■ Request
From the listing below, restate word for word the lines from the line containing "Write the matplotlib code for this chart." down through the line containing "plt.rcParams['font.family'] = ['Liberation". Exclude pictures.

■ Data section
%%

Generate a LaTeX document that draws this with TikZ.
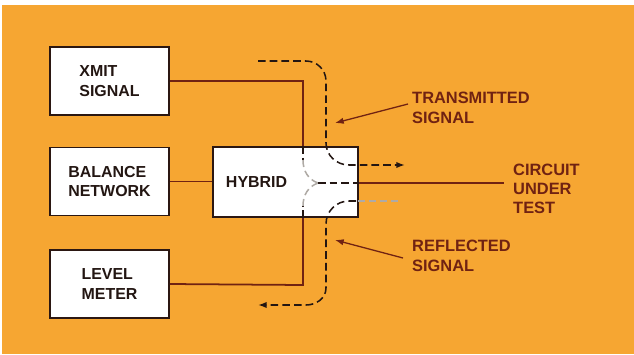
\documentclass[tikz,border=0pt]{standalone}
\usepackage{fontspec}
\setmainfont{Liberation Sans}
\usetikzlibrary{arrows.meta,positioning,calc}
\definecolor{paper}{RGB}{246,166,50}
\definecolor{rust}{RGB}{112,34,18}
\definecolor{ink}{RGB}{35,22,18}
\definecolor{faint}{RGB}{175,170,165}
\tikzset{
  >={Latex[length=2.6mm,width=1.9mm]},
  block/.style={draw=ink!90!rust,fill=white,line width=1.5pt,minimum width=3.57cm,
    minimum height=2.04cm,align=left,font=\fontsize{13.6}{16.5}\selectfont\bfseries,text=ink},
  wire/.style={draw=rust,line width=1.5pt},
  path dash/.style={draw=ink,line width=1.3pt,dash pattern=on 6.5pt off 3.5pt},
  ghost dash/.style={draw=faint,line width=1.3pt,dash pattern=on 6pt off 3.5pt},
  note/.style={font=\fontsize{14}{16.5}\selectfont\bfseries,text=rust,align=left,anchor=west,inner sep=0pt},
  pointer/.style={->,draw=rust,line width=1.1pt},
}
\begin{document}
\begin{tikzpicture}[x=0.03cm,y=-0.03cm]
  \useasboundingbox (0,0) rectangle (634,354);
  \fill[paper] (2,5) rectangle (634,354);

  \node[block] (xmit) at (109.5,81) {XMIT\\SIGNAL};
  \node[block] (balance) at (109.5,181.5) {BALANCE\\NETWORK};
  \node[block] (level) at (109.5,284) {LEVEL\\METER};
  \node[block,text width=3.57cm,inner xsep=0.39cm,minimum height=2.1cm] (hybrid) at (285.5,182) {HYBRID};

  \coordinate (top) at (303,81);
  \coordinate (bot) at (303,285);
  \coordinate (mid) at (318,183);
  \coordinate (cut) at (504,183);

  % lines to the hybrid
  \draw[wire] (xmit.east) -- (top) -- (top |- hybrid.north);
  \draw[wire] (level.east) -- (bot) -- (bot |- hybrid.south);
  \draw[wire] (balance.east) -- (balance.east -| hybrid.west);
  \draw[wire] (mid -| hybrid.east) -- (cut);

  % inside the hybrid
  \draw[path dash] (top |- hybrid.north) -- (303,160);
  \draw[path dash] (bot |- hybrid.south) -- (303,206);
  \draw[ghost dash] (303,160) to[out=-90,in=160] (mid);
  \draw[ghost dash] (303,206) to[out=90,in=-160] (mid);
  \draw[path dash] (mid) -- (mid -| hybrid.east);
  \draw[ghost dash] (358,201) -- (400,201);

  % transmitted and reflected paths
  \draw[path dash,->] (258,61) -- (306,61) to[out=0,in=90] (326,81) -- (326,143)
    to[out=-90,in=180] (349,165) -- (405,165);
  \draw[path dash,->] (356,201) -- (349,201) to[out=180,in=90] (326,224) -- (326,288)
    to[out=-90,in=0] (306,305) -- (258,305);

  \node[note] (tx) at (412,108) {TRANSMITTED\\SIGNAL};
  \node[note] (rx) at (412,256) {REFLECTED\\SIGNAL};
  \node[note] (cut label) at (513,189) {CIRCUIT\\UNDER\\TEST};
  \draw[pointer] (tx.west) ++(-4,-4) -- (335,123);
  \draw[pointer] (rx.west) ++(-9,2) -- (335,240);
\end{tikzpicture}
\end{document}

%%
%%

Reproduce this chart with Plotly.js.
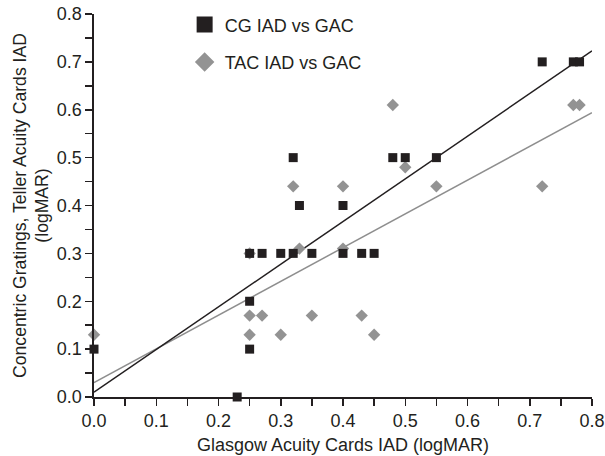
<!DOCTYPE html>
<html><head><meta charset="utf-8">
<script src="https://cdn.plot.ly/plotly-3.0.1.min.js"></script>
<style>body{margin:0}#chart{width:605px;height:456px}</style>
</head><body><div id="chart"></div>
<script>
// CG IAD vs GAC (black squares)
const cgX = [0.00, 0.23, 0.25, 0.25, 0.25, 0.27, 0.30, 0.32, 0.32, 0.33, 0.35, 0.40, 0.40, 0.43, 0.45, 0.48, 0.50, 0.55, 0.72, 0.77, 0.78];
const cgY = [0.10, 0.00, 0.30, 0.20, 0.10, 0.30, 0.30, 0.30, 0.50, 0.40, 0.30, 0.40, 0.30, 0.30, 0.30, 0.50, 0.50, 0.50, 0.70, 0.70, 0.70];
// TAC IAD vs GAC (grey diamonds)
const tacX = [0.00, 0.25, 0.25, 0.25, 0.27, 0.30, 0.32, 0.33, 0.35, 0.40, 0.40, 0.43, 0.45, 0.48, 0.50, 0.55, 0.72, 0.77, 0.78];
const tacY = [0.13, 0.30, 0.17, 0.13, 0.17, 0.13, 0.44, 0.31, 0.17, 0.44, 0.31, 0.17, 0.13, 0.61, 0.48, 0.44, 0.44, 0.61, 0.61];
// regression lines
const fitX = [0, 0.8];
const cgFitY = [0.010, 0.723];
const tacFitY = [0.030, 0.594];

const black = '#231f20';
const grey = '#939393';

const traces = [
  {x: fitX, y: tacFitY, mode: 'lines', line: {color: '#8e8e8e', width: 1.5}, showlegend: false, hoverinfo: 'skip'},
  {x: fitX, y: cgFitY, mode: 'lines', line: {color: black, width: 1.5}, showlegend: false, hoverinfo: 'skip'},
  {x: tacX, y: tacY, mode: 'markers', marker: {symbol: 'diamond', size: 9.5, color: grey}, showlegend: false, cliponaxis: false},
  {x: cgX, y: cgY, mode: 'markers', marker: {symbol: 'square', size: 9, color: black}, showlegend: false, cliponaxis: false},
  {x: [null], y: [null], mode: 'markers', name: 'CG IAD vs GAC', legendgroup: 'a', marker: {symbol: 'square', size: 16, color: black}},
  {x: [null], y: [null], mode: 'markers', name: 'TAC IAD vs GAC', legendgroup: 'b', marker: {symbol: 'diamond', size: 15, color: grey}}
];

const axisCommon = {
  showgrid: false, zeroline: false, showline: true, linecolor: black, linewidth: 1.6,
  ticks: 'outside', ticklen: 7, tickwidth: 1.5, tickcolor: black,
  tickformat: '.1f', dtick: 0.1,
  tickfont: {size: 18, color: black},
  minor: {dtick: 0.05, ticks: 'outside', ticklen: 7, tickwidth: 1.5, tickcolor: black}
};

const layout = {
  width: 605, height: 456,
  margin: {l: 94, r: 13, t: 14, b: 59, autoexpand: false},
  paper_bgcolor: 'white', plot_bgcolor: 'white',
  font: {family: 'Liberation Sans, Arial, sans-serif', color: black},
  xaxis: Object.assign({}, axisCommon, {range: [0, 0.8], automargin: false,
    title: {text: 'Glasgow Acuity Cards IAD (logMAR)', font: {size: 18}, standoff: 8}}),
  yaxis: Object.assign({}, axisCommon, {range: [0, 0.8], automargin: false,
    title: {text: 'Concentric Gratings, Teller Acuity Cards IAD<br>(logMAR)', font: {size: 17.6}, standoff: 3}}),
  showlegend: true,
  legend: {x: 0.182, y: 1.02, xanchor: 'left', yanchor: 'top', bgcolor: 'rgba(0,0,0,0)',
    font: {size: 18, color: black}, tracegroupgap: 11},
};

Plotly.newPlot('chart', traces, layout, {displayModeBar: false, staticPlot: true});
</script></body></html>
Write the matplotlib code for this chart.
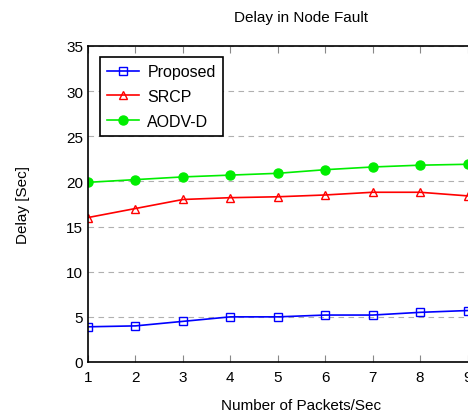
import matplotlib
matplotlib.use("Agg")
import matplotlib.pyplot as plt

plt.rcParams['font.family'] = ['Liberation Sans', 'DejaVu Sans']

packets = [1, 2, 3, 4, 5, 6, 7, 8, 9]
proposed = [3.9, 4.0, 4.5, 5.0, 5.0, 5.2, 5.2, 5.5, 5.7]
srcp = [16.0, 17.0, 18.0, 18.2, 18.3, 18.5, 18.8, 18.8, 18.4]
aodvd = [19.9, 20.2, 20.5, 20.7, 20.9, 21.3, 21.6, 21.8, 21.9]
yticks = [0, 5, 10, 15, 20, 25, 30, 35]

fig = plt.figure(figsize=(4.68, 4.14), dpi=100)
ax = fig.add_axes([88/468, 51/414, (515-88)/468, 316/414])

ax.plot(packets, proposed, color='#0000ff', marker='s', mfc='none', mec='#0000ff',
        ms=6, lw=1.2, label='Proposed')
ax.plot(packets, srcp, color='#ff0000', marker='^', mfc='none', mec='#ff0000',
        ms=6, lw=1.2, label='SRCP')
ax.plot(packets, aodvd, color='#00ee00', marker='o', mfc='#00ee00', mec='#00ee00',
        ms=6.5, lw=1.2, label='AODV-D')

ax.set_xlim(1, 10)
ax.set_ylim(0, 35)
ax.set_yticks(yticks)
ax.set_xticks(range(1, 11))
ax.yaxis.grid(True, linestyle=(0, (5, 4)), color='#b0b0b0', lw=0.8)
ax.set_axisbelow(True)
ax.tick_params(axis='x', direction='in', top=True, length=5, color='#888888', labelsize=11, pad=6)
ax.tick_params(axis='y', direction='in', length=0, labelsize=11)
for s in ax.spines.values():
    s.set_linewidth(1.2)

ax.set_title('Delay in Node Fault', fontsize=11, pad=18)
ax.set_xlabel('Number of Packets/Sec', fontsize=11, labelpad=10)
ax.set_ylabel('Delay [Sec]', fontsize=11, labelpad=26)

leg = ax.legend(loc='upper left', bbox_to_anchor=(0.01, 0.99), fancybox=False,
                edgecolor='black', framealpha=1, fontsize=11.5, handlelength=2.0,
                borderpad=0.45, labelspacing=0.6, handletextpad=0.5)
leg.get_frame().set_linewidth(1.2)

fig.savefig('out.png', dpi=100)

%%
%%

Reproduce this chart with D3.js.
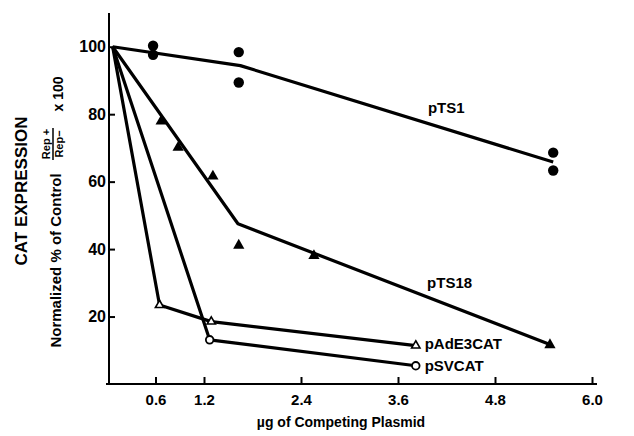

%%

■ Final result
Write the matplotlib code for this chart.
import matplotlib
matplotlib.use("Agg")
import matplotlib.pyplot as plt

plt.rcParams['font.family'] = ['Liberation Sans', 'DejaVu Sans']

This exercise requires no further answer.